> **SOURCE EXCERPT**:
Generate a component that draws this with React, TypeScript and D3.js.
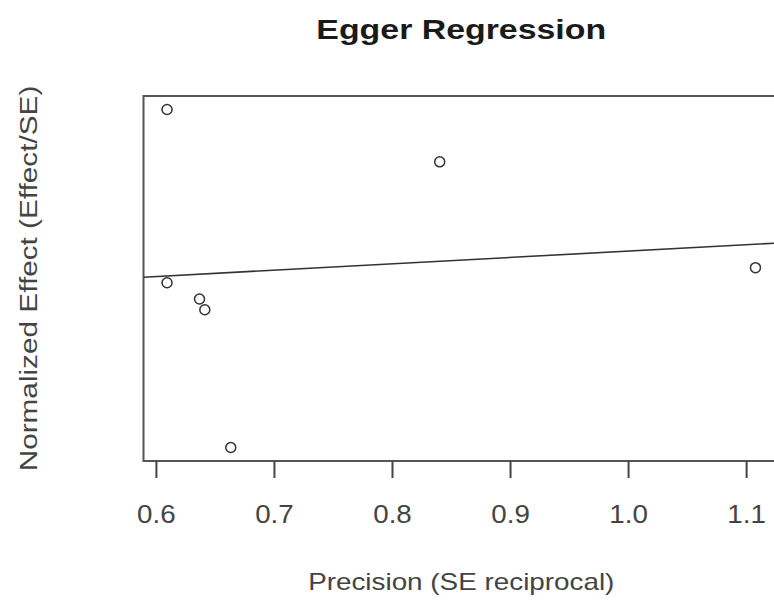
import React, { useEffect, useRef } from "react";
import * as d3 from "d3";

// Egger regression: precision (1/SE) vs normalized effect (Effect/SE)
const precision = [0.609, 0.609, 0.6365, 0.641, 0.663, 0.84, 1.1075];
const normEffect = [3.15, 0.27, 0.0, -0.18, -2.47, 2.28, 0.52];
const xTicks = [0.6, 0.7, 0.8, 0.9, 1.0, 1.1];

const TITLE = "Egger Regression";
const X_LABEL = "Precision (SE reciprocal)";
const Y_LABEL = "Normalized Effect (Effect/SE)";

const App: React.FC = () => {
    const svgRef = useRef<SVGSVGElement | null>(null);

    useEffect(() => {
        if (!svgRef.current) return;
        const WIDTH = 774;
        const HEIGHT = 604;
        const BOX = { left: 143.5, top: 96, right: 779, bottom: 461 };

        const svg = d3.select(svgRef.current);
        svg.selectAll("*").remove();
        svg.attr("width", WIDTH).attr("height", HEIGHT);

        const font = "'Liberation Sans', Arial, sans-serif";
        const pts = precision.map((x, i) => ({ x, y: normEffect[i] }));

        // R style: data range padded by 4% on each side
        const pad = (ext: [number, number]) => {
            const d = (ext[1] - ext[0]) * 0.04;
            return [ext[0] - d, ext[1] + d];
        };
        const xScale = d3.scaleLinear()
            .domain(pad(d3.extent(precision) as [number, number]))
            .range([BOX.left, BOX.right]);
        const yScale = d3.scaleLinear()
            .domain(pad(d3.extent(normEffect) as [number, number]))
            .range([BOX.bottom, BOX.top]);

        // ── least squares fit ──
        const mx = d3.mean(precision)!;
        const my = d3.mean(normEffect)!;
        const sxy = d3.sum(pts, (p) => (p.x - mx) * (p.y - my));
        const sxx = d3.sum(pts, (p) => (p.x - mx) ** 2);
        const slope = sxy / sxx;
        const intercept = my - slope * mx;

        const defs = svg.append("defs");
        defs.append("clipPath").attr("id", "plot-clip")
            .append("rect")
            .attr("x", BOX.left).attr("y", BOX.top)
            .attr("width", BOX.right - BOX.left).attr("height", BOX.bottom - BOX.top);

        // ── box ──
        svg.append("rect")
            .attr("x", BOX.left).attr("y", BOX.top)
            .attr("width", BOX.right - BOX.left).attr("height", BOX.bottom - BOX.top)
            .attr("fill", "none").attr("stroke", "#555").attr("stroke-width", 2);

        // ── x axis ticks ──
        const axis = svg.append("g");
        axis.selectAll("line")
            .data(xTicks)
            .enter()
            .append("line")
            .attr("x1", (d) => xScale(d)).attr("x2", (d) => xScale(d))
            .attr("y1", BOX.bottom).attr("y2", BOX.bottom + 17)
            .attr("stroke", "#444").attr("stroke-width", 2);
        axis.selectAll("text")
            .data(xTicks)
            .enter()
            .append("text")
            .attr("transform", (d) => `translate(${xScale(d)},523) scale(1.11,1)`)
            .attr("text-anchor", "middle")
            .attr("font-family", font).attr("font-size", 25)
            .attr("fill", "#444")
            .text((d) => d3.format(".1f")(d));

        // ── regression line ──
        const dom = xScale.domain();
        svg.append("line")
            .attr("clip-path", "url(#plot-clip)")
            .attr("x1", xScale(dom[0])).attr("y1", yScale(intercept + slope * dom[0]))
            .attr("x2", xScale(dom[1])).attr("y2", yScale(intercept + slope * dom[1]))
            .attr("stroke", "#333").attr("stroke-width", 1.6);

        // ── points ──
        svg.selectAll("circle")
            .data(pts)
            .enter()
            .append("circle")
            .attr("cx", (d) => xScale(d.x))
            .attr("cy", (d) => yScale(d.y))
            .attr("r", 5)
            .attr("fill", "none")
            .attr("stroke", "#333")
            .attr("stroke-width", 1.5);

        // ── titles (text in the source is drawn a little wide) ──
        const cx = (BOX.left + BOX.right) / 2;
        svg.append("text")
            .attr("transform", `translate(${cx},39) scale(1.21,1)`)
            .attr("text-anchor", "middle")
            .attr("font-family", font).attr("font-size", 28).attr("font-weight", "bold")
            .attr("fill", "#1a1a1a")
            .text(TITLE);
        svg.append("text")
            .attr("transform", `translate(${cx},590) scale(1.16,1)`)
            .attr("text-anchor", "middle")
            .attr("font-family", font).attr("font-size", 24)
            .attr("fill", "#444")
            .text(X_LABEL);
        svg.append("text")
            .attr("transform", `translate(37,${(BOX.top + BOX.bottom) / 2}) rotate(-90) scale(1.24,1)`)
            .attr("text-anchor", "middle")
            .attr("font-family", font).attr("font-size", 24)
            .attr("fill", "#444")
            .text(Y_LABEL);
    }, []);

    return (
        <div style={{ position: "absolute", left: 0, top: 0, background: "#fff" }}>
            <svg ref={svgRef} style={{ display: "block" }} />
        </div>
    );
};

export default App;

> **YOUR INSTRUCTIONS**: Everything from the top line of the data down to and including the line with "import * as" is to be copied, except the pictures.

> **FULL OUTPUT**:
Generate a component that draws this with React, TypeScript and D3.js.
import React, { useEffect, useRef } from "react";
import * as d3 from "d3";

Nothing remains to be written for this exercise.